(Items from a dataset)

===

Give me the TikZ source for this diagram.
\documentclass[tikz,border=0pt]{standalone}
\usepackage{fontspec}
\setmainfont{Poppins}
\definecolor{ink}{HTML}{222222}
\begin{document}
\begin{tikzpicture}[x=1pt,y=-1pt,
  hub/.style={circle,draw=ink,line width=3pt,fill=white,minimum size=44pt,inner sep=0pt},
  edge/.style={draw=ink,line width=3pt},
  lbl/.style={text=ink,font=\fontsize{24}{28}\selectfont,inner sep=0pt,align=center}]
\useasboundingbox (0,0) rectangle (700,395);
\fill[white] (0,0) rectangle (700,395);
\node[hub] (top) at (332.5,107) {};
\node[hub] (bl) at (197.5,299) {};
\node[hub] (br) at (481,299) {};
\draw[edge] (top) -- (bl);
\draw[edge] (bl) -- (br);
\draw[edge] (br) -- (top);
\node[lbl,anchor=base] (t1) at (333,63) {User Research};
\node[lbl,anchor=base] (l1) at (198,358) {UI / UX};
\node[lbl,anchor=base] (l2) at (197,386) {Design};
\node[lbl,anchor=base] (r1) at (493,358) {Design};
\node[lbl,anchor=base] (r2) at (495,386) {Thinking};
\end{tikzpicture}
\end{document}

===

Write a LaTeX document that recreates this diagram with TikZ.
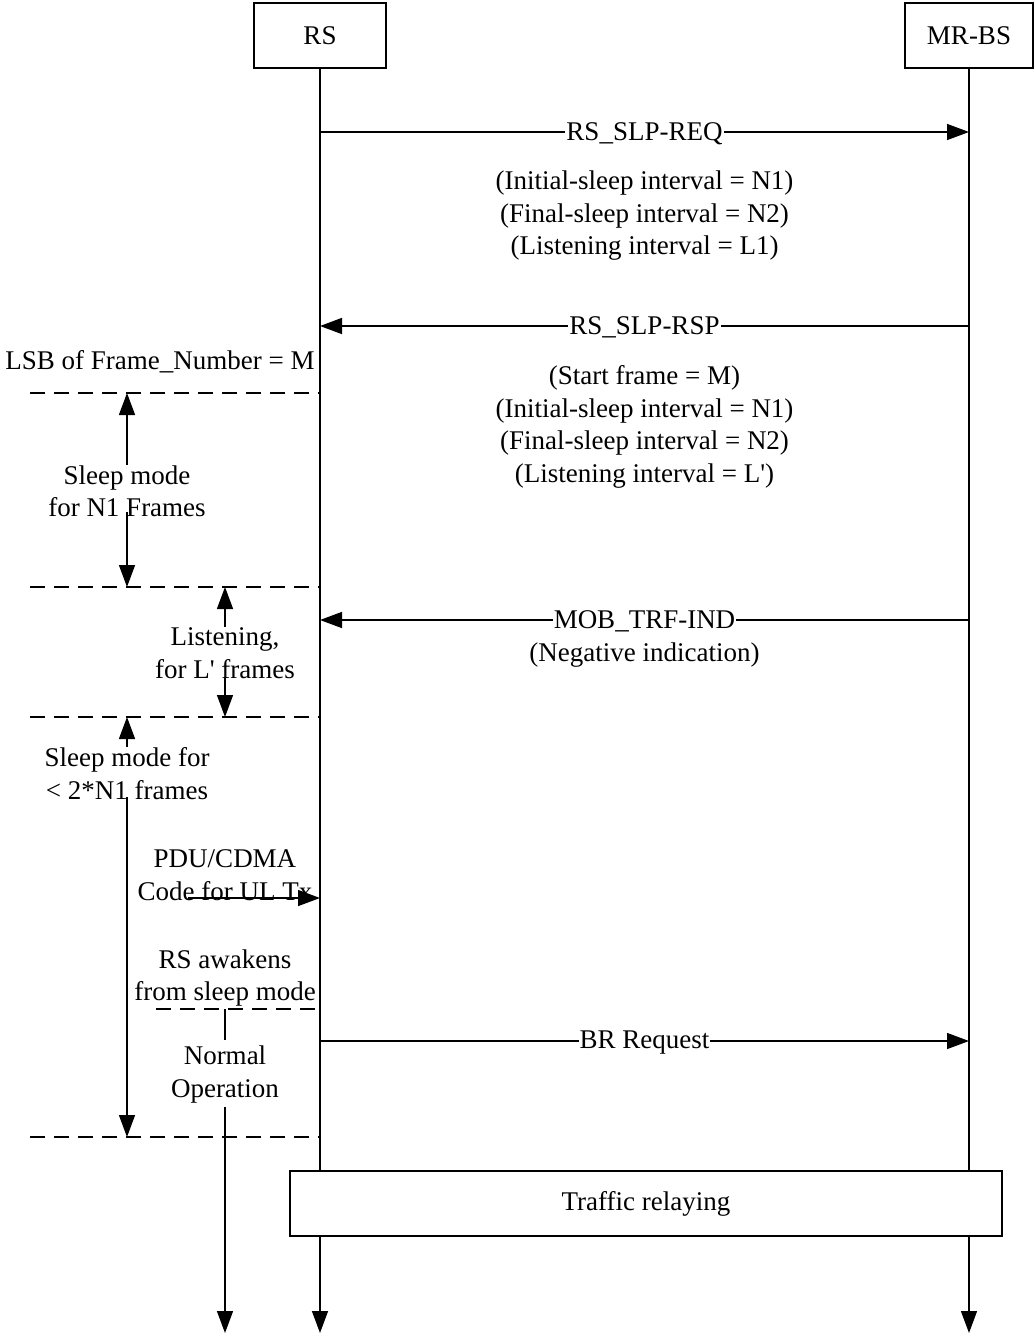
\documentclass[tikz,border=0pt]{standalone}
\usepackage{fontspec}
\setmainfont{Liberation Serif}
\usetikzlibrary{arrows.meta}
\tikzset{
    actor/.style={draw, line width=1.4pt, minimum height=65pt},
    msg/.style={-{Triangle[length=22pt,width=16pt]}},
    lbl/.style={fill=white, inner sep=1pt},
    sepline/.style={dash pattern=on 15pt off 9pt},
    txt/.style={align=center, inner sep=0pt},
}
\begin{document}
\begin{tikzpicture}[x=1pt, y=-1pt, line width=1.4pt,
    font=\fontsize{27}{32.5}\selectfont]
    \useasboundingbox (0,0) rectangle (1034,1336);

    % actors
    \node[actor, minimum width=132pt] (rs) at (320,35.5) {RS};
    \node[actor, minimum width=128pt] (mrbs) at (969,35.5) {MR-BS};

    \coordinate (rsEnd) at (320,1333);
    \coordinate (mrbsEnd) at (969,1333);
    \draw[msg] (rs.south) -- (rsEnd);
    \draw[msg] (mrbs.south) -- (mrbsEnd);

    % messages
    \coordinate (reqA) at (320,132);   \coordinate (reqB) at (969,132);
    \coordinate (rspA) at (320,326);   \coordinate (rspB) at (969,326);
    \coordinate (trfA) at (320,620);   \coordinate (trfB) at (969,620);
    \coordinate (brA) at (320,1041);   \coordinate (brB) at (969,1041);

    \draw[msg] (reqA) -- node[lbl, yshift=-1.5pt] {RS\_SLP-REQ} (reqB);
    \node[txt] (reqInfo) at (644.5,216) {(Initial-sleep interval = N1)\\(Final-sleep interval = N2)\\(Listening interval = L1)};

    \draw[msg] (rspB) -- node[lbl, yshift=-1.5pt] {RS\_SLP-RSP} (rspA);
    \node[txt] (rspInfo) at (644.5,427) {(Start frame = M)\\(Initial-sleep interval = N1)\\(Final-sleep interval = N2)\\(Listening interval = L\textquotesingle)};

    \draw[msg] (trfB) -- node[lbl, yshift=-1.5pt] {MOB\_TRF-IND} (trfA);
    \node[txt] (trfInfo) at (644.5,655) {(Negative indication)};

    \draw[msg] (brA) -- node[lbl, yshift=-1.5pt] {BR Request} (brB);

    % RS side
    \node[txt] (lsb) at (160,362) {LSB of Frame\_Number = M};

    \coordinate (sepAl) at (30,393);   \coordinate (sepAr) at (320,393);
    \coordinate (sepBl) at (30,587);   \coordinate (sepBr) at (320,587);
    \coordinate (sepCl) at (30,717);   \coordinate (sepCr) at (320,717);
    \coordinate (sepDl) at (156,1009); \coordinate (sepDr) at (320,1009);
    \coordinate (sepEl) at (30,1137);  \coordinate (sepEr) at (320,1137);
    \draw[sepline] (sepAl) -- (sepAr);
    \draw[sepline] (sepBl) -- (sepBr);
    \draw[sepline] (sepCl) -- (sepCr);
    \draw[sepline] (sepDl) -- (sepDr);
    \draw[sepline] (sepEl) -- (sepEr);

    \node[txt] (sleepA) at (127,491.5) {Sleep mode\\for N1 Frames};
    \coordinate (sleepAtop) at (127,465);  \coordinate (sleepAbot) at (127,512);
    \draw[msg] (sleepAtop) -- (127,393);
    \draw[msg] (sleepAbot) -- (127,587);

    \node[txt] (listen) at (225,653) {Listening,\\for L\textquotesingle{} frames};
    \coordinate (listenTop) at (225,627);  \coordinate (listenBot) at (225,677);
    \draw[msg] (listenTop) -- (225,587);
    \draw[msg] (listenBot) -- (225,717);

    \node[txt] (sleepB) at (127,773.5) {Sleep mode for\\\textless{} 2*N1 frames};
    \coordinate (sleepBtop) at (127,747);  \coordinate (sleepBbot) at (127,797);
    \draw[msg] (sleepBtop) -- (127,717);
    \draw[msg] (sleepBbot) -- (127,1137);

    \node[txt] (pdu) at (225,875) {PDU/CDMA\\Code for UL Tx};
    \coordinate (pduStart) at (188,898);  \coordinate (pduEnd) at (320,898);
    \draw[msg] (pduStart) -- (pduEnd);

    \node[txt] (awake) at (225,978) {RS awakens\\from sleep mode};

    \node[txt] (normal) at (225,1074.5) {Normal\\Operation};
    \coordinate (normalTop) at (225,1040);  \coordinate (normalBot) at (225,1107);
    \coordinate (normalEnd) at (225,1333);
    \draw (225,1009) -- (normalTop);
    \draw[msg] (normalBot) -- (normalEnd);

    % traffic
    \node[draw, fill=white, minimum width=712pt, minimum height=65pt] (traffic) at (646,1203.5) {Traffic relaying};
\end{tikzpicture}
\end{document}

===

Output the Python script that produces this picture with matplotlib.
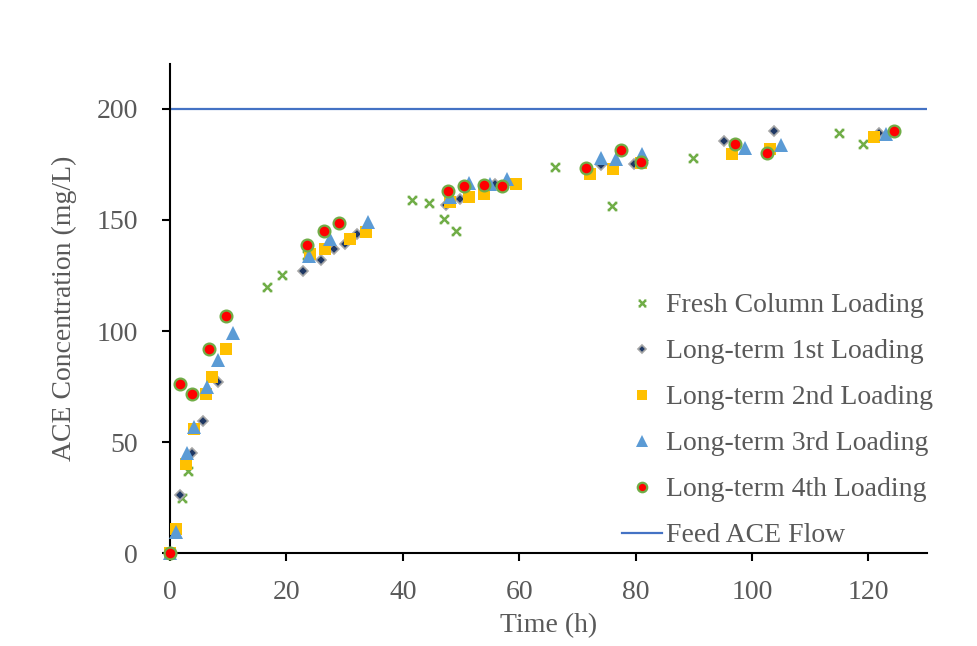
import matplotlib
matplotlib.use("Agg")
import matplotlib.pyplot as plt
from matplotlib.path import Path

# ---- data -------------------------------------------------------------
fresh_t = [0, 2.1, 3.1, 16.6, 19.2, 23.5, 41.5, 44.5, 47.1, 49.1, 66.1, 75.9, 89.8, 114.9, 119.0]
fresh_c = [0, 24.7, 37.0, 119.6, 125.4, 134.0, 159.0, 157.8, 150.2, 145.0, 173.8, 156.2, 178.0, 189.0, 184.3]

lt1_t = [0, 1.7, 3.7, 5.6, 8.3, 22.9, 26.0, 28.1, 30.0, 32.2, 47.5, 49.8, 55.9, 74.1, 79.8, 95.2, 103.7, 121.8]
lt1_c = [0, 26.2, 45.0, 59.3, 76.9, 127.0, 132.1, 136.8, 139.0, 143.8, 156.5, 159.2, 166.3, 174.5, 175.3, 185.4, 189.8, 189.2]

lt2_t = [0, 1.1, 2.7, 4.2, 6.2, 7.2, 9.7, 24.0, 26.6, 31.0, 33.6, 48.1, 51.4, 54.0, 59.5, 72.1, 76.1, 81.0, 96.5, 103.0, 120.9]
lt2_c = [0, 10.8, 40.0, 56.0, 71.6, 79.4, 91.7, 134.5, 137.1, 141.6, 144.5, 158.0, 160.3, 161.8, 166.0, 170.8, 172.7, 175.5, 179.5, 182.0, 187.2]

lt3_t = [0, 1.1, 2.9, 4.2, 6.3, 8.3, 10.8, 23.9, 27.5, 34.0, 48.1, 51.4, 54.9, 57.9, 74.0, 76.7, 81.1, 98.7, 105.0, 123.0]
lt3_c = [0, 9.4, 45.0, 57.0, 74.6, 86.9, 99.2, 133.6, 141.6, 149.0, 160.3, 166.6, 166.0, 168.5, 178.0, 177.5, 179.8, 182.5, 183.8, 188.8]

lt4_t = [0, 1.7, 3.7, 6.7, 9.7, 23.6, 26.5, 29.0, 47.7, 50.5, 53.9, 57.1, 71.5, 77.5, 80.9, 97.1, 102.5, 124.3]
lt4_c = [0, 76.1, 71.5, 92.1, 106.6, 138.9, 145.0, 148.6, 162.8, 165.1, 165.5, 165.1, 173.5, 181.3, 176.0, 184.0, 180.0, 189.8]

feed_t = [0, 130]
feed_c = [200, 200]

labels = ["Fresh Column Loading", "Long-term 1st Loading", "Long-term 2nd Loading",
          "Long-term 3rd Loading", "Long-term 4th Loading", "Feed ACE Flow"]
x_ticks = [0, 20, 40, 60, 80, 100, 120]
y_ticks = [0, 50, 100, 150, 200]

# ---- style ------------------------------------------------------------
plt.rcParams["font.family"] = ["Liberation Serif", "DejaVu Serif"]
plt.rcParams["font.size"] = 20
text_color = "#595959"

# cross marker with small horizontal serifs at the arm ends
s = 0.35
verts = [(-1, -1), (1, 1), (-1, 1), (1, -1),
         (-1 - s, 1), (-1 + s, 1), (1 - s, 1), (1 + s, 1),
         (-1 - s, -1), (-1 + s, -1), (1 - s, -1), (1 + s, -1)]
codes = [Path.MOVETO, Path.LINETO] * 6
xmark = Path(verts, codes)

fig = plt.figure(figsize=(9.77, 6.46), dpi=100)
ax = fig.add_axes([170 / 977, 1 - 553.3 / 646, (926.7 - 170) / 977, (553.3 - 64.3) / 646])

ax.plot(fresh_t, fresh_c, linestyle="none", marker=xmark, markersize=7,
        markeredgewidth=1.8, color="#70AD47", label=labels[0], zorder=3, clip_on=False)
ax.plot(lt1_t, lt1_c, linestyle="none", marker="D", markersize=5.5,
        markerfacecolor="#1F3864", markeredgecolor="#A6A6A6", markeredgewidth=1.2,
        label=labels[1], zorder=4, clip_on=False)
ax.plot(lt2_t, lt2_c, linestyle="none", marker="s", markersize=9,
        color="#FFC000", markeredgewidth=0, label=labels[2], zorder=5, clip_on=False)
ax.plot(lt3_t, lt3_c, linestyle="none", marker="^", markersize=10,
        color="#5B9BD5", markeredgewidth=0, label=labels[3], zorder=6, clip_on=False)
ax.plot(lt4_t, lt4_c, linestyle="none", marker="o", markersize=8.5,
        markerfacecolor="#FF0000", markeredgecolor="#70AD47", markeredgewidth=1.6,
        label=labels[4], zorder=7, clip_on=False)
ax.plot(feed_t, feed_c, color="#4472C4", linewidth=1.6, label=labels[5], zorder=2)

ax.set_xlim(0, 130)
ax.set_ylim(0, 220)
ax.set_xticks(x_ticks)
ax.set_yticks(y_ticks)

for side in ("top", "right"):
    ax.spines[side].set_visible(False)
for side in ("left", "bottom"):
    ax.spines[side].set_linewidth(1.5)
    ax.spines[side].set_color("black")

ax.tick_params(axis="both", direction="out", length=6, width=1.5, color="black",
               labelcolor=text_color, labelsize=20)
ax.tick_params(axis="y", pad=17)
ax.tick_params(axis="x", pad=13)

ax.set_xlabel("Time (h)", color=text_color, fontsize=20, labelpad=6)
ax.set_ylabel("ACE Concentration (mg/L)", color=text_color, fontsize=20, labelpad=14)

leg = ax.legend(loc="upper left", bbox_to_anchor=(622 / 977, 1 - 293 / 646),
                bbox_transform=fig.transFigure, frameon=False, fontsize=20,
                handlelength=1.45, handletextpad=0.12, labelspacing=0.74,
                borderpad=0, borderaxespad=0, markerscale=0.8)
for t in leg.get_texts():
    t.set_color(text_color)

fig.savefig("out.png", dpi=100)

===

Only the lines from the one with "Write a LaTeX" down to the one with "(brB) at (969,1041);" belong in your copy, both ends included; write them out exactly and skip any pictures.

Write a LaTeX document that recreates this diagram with TikZ.
\documentclass[tikz,border=0pt]{standalone}
\usepackage{fontspec}
\setmainfont{Liberation Serif}
\usetikzlibrary{arrows.meta}
\tikzset{
    actor/.style={draw, line width=1.4pt, minimum height=65pt},
    msg/.style={-{Triangle[length=22pt,width=16pt]}},
    lbl/.style={fill=white, inner sep=1pt},
    sepline/.style={dash pattern=on 15pt off 9pt},
    txt/.style={align=center, inner sep=0pt},
}
\begin{document}
\begin{tikzpicture}[x=1pt, y=-1pt, line width=1.4pt,
    font=\fontsize{27}{32.5}\selectfont]
    \useasboundingbox (0,0) rectangle (1034,1336);

    % actors
    \node[actor, minimum width=132pt] (rs) at (320,35.5) {RS};
    \node[actor, minimum width=128pt] (mrbs) at (969,35.5) {MR-BS};

    \coordinate (rsEnd) at (320,1333);
    \coordinate (mrbsEnd) at (969,1333);
    \draw[msg] (rs.south) -- (rsEnd);
    \draw[msg] (mrbs.south) -- (mrbsEnd);

    % messages
    \coordinate (reqA) at (320,132);   \coordinate (reqB) at (969,132);
    \coordinate (rspA) at (320,326);   \coordinate (rspB) at (969,326);
    \coordinate (trfA) at (320,620);   \coordinate (trfB) at (969,620);
    \coordinate (brA) at (320,1041);   \coordinate (brB) at (969,1041);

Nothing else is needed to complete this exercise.